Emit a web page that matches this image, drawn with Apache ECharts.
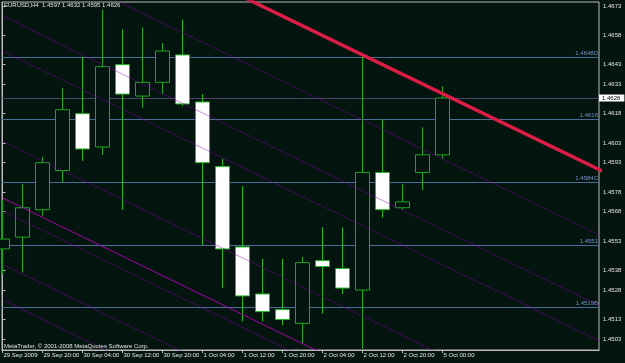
<!DOCTYPE html>
<html><head><meta charset="utf-8">
<script src="https://cdn.jsdelivr.net/npm/echarts@6/dist/echarts.min.js"></script>
<style>html,body{margin:0;padding:0;background:#04140e;} #c{width:625px;height:363px;}</style>
</head><body><div id="c"></div>
<script>
// ---- data ----
const symbolName = 'EURUSD,H4';
const barTimes = ['29 Sep 12:00','29 Sep 16:00','29 Sep 20:00','30 Sep 00:00','30 Sep 04:00','30 Sep 08:00','30 Sep 12:00','30 Sep 16:00','30 Sep 20:00','1 Oct 00:00','1 Oct 04:00','1 Oct 08:00','1 Oct 12:00','1 Oct 16:00','1 Oct 20:00','2 Oct 00:00','2 Oct 04:00','2 Oct 08:00','2 Oct 12:00','2 Oct 16:00','2 Oct 20:00','4 Oct 20:00','5 Oct 00:00'];
const opens  = [1.4549,1.4555,1.4569,1.4589,1.4618,1.4601,1.4643,1.4627,1.4634,1.4648,1.4624,1.4591,1.4550,1.4526,1.4518,1.4511,1.4543,1.4539,1.4528,1.4588,1.4570,1.4588,1.4597];
const highs  = [1.4574,1.4582,1.4596,1.4631,1.4647,1.4671,1.4661,1.4662,1.4654,1.4666,1.4628,1.4595,1.4581,1.4544,1.4544,1.4545,1.4560,1.4560,1.4647,1.4615,1.4582,1.4611,1.4632];
const lows   = [1.4536,1.4537,1.4566,1.4583,1.4594,1.4597,1.4569,1.4621,1.4628,1.4622,1.4551,1.4529,1.4512,1.4512,1.4510,1.4501,1.4516,1.4526,1.4498,1.4565,1.4569,1.4579,1.4595];
const closes = [1.4554,1.4570,1.4593,1.4620,1.4600,1.4642,1.4628,1.4634,1.4650,1.4623,1.4593,1.4549,1.4525,1.4517,1.4513,1.4542,1.4540,1.4529,1.4588,1.4569,1.4573,1.4597,1.4626];

const xTickBars   = [0,2,4,6,8,10,12,14,16,18,20,22];
const xTickLabels = ['29 Sep 2009','29 Sep 20:00','30 Sep 04:00','30 Sep 12:00','30 Sep 20:00','1 Oct 04:00','1 Oct 12:00','1 Oct 20:00','2 Oct 04:00','2 Oct 12:00','2 Oct 20:00','5 Oct 00:00'];
const yTickValues = [1.4673,1.4658,1.4643,1.4633,1.4618,1.4603,1.4593,1.4578,1.4568,1.4553,1.4538,1.4528,1.4513,1.4503];

const levelValues = [1.4647,1.4615,1.4583,1.4551,1.4519];
const levelNames  = ['1.4648D','1.4616','1.4584C','1.4551','1.4519B'];

const trendBars   = [10, 30];
const trendPrices = [1.46876, 1.45886];
const channelBars  = [0, 30];
const channelStart = [1.4704, 1.46679, 1.46500, 1.46039, 1.45750, 1.45684, 1.45411, 1.45230];
const channelEnd   = [1.45553, 1.45192, 1.45013, 1.44552, 1.44263, 1.44197, 1.43924, 1.43743];
const brightChannel = 4;

const copyright = 'MetaTrader, \u00a9 2001-2008 MetaQuotes Software Corp.';

// ---- chart ----
const FONT = 'Liberation Sans';
const AX = '#bcbcbc';
const TXT = '#e4e4e4';
const n = opens.length;
const last = n - 1;
const candleData = opens.map((o, i) => [i, o, closes[i], lows[i], highs[i]]);
const headline = symbolName + '  ' + [opens[last], highs[last], lows[last], closes[last]].map(v => v.toFixed(4)).join(' ');

const lineSeries = channelStart.map((s, k) => ({
  type: 'line', silent: true, symbol: 'none', z: 4, clip: true, animation: false,
  data: [[channelBars[0], s], [channelBars[1], channelEnd[k]]],
  lineStyle: k === brightChannel
    ? { color: 'rgba(205,0,205,0.8)', width: 1 }
    : { color: 'rgba(140,0,180,0.45)', width: 1 }
}));
lineSeries.push({
  type: 'line', silent: true, symbol: 'none', z: 5, clip: true, animation: false,
  data: [[trendBars[0], trendPrices[0]], [trendBars[1], trendPrices[1]]],
  lineStyle: { color: '#dc1e46', width: 3.5 }
});

const levelMarks = levelValues.map((v, k) => ({
  yAxis: v,
  lineStyle: { color: '#4d6d98', width: 1, type: 'solid' },
  label: { show: true, position: 'insideEndTop', formatter: levelNames[k], color: '#7394cc', fontSize: 6, fontFamily: FONT, distance: 1 }
}));
levelMarks.push({
  yAxis: closes[last],
  lineStyle: { color: '#4e4668', width: 1, type: 'solid' },
  label: { show: true, position: 'end', formatter: closes[last].toFixed(4), color: '#000', backgroundColor: '#ffffff', fontSize: 6, fontFamily: FONT, padding: [1, 4, 0, 3], distance: 0 }
});

const chart = echarts.init(document.getElementById('c'), null, { renderer: 'canvas' });
chart.setOption({
  backgroundColor: '#04140e',
  animation: false,
  title: [
    { text: headline, left: 4, top: 2, padding: 0, textStyle: { color: TXT, fontSize: 6, fontWeight: 'normal', fontFamily: FONT } },
    { text: copyright, left: 4, top: 343, padding: 0, textStyle: { color: TXT, fontSize: 6, fontWeight: 'normal', fontFamily: FONT } }
  ],
  grid: { left: 2, right: 26, top: 2, bottom: 13, show: true, borderColor: AX, borderWidth: 1, backgroundColor: 'transparent' },
  xAxis: {
    type: 'value', min: -0.025, max: 29.825,
    axisLine: { show: true, lineStyle: { color: AX } },
    splitLine: { show: false },
    axisTick: { show: true, customValues: xTickBars, length: 3, lineStyle: { color: AX } },
    axisLabel: {
      customValues: xTickBars, color: TXT, fontSize: 6, fontFamily: FONT, margin: 2, align: 'left', padding: [0, 0, 0, 1],
      formatter: v => { const k = xTickBars.indexOf(Math.round(v)); return k >= 0 ? xTickLabels[k] : ''; }
    }
  },
  yAxis: {
    type: 'value', position: 'right', min: 1.44974, max: 1.46750, scale: true,
    axisLine: { show: true, lineStyle: { color: AX } },
    splitLine: { show: false },
    axisTick: { show: true, customValues: yTickValues, length: 3, lineStyle: { color: AX } },
    axisLabel: { customValues: yTickValues, color: TXT, fontSize: 6, fontFamily: FONT, margin: 4, formatter: v => v.toFixed(4) }
  },
  series: [
    {
      type: 'line', z: 1, silent: true, symbol: 'none', data: [], animation: false,
      markLine: { silent: true, symbol: 'none', animation: false, precision: 5, z: 1, data: levelMarks }
    },
    {
      type: 'candlestick', z: 3, barWidth: 14, animation: false,
      data: candleData,
      itemStyle: { color: '#04140e', color0: '#ffffff', borderColor: '#1ea81e', borderColor0: '#22b822', borderWidth: 1 }
    }
  ].concat(lineSeries)
});
</script>
</body></html>
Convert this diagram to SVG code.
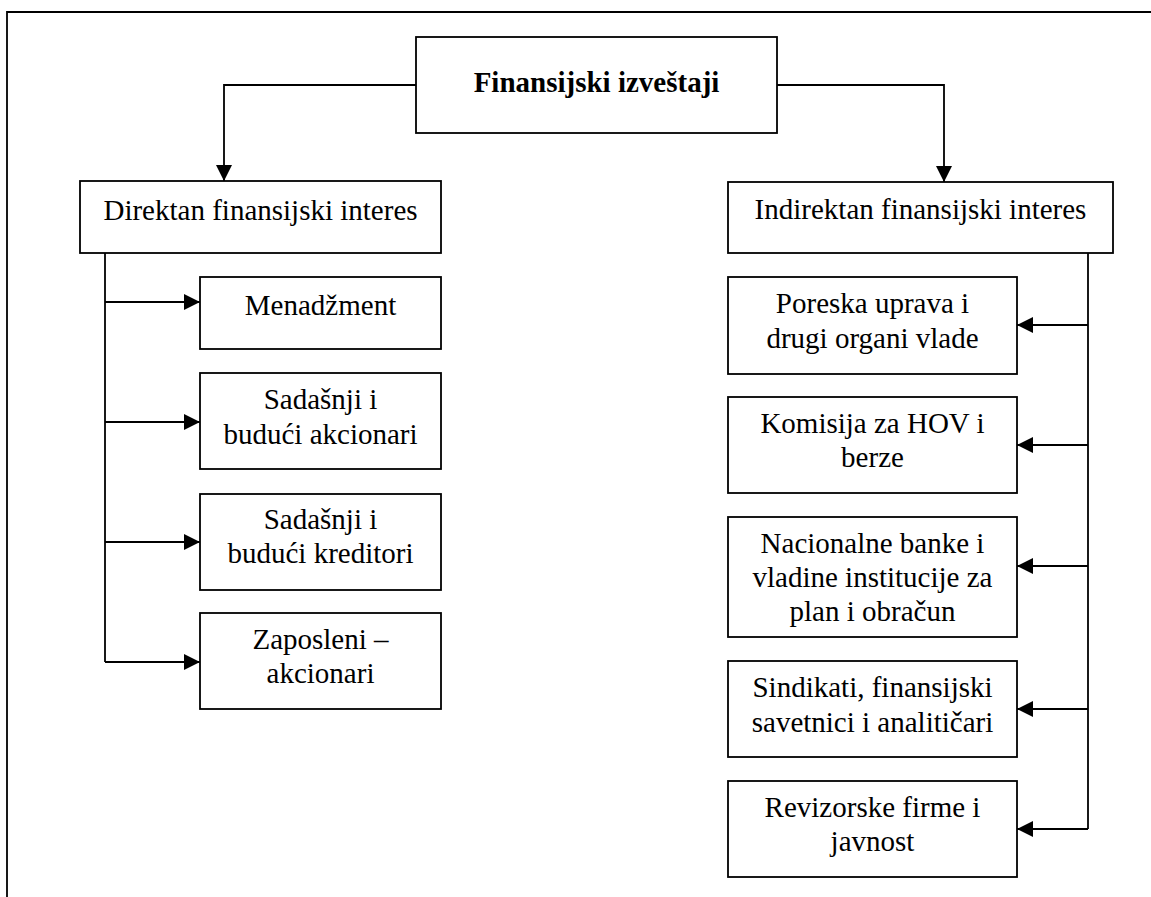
<svg xmlns="http://www.w3.org/2000/svg" width="1151" height="897" viewBox="0 0 1151 897">
<style>
.box{fill:#fff;stroke:#000;stroke-width:1.8}
.ln{fill:none;stroke:#000;stroke-width:1.8}
text{font-family:"Liberation Serif","Times New Roman",serif;font-size:29px;fill:#000;text-anchor:middle}
.b{font-weight:bold}
</style>
<defs>
<marker id="ah" markerUnits="userSpaceOnUse" markerWidth="17" markerHeight="16" refX="16" refY="8" orient="auto">
<path d="M0,0 L16,8 L0,16 Z" fill="#000"/>
</marker>
</defs>
<rect width="1151" height="897" fill="#fff"/>
<g id="frame">
<path class="ln" d="M7,897 V12 H1151"/>
</g>
<g id="connectors">
<path class="ln" d="M416,85 H224 V181" marker-end="url(#ah)"/>
<path class="ln" d="M777,85 H944 V182" marker-end="url(#ah)"/>
<path class="ln" d="M105,253 V662"/>
<path class="ln" d="M105,302 H200" marker-end="url(#ah)"/>
<path class="ln" d="M105,422 H200" marker-end="url(#ah)"/>
<path class="ln" d="M105,542 H200" marker-end="url(#ah)"/>
<path class="ln" d="M105,662 H200" marker-end="url(#ah)"/>
<path class="ln" d="M1088,253 V829"/>
<path class="ln" d="M1088,325 H1017" marker-end="url(#ah)"/>
<path class="ln" d="M1088,445 H1017" marker-end="url(#ah)"/>
<path class="ln" d="M1088,566 H1017" marker-end="url(#ah)"/>
<path class="ln" d="M1088,709 H1017" marker-end="url(#ah)"/>
<path class="ln" d="M1088,829 H1017" marker-end="url(#ah)"/>
</g>
<g id="root">
<rect class="box" x="416" y="37" width="361" height="96"/>
<text class="b" x="596.5" y="92">Finansijski izveštaji</text>
</g>
<g id="direktan">
<rect class="box" x="80" y="181" width="361" height="72"/>
<text x="260.5" y="220">Direktan finansijski interes</text>
</g>
<g id="indirektan">
<rect class="box" x="728" y="182" width="385" height="71"/>
<text x="920.5" y="219">Indirektan finansijski interes</text>
</g>
<g id="menadzment">
<rect class="box" x="200" y="277" width="241" height="72"/>
<text x="320.5" y="315">Menadžment</text>
</g>
<g id="akcionari">
<rect class="box" x="200" y="373" width="241" height="96"/>
<text x="320.5" y="409">Sadašnji i</text>
<text x="320.5" y="444">budući akcionari</text>
</g>
<g id="kreditori">
<rect class="box" x="200" y="494" width="241" height="96"/>
<text x="320.5" y="529">Sadašnji i</text>
<text x="320.5" y="563">budući kreditori</text>
</g>
<g id="zaposleni">
<rect class="box" x="200" y="613" width="241" height="96"/>
<text x="320.5" y="649">Zaposleni –</text>
<text x="320.5" y="683">akcionari</text>
</g>
<g id="poreska">
<rect class="box" x="728" y="277" width="289" height="97"/>
<text x="872.5" y="313">Poreska uprava i</text>
<text x="872.5" y="348">drugi organi vlade</text>
</g>
<g id="komisija">
<rect class="box" x="728" y="397" width="289" height="96"/>
<text x="872.5" y="433">Komisija za HOV i</text>
<text x="872.5" y="467">berze</text>
</g>
<g id="nacionalne">
<rect class="box" x="728" y="517" width="289" height="120"/>
<text x="872.5" y="553">Nacionalne banke i</text>
<text x="872.5" y="587">vladine institucije za</text>
<text x="872.5" y="621">plan i obračun</text>
</g>
<g id="sindikati">
<rect class="box" x="728" y="661" width="289" height="96"/>
<text x="872.5" y="697">Sindikati, finansijski</text>
<text x="872.5" y="732">savetnici i analitičari</text>
</g>
<g id="revizorske">
<rect class="box" x="728" y="781" width="289" height="96"/>
<text x="872.5" y="817">Revizorske firme i</text>
<text x="872.5" y="851">javnost</text>
</g>
</svg>
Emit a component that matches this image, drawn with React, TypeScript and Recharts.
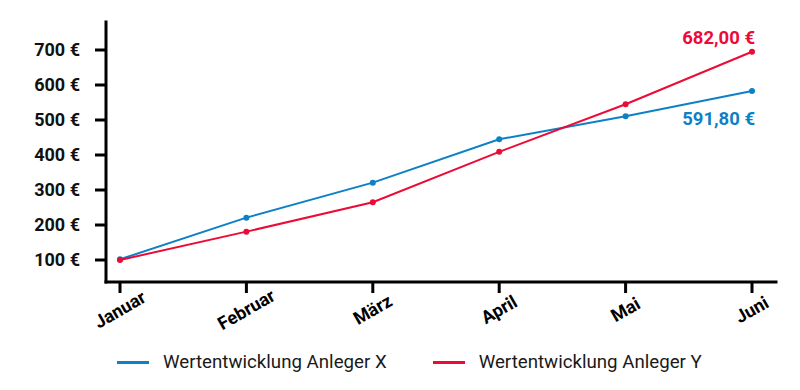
┄┄┄┄┄┄┄┄┄┄
**WHAT YOU SHOULD DO:**
Return each full line of the entries that contains the word "this".

**WRITTEN SOLUTION:**
Emit a web page that matches this image, drawn with Apache ECharts.
Convert this diagram to SVG code.
Emit a component that matches this image, drawn with React, TypeScript and Recharts.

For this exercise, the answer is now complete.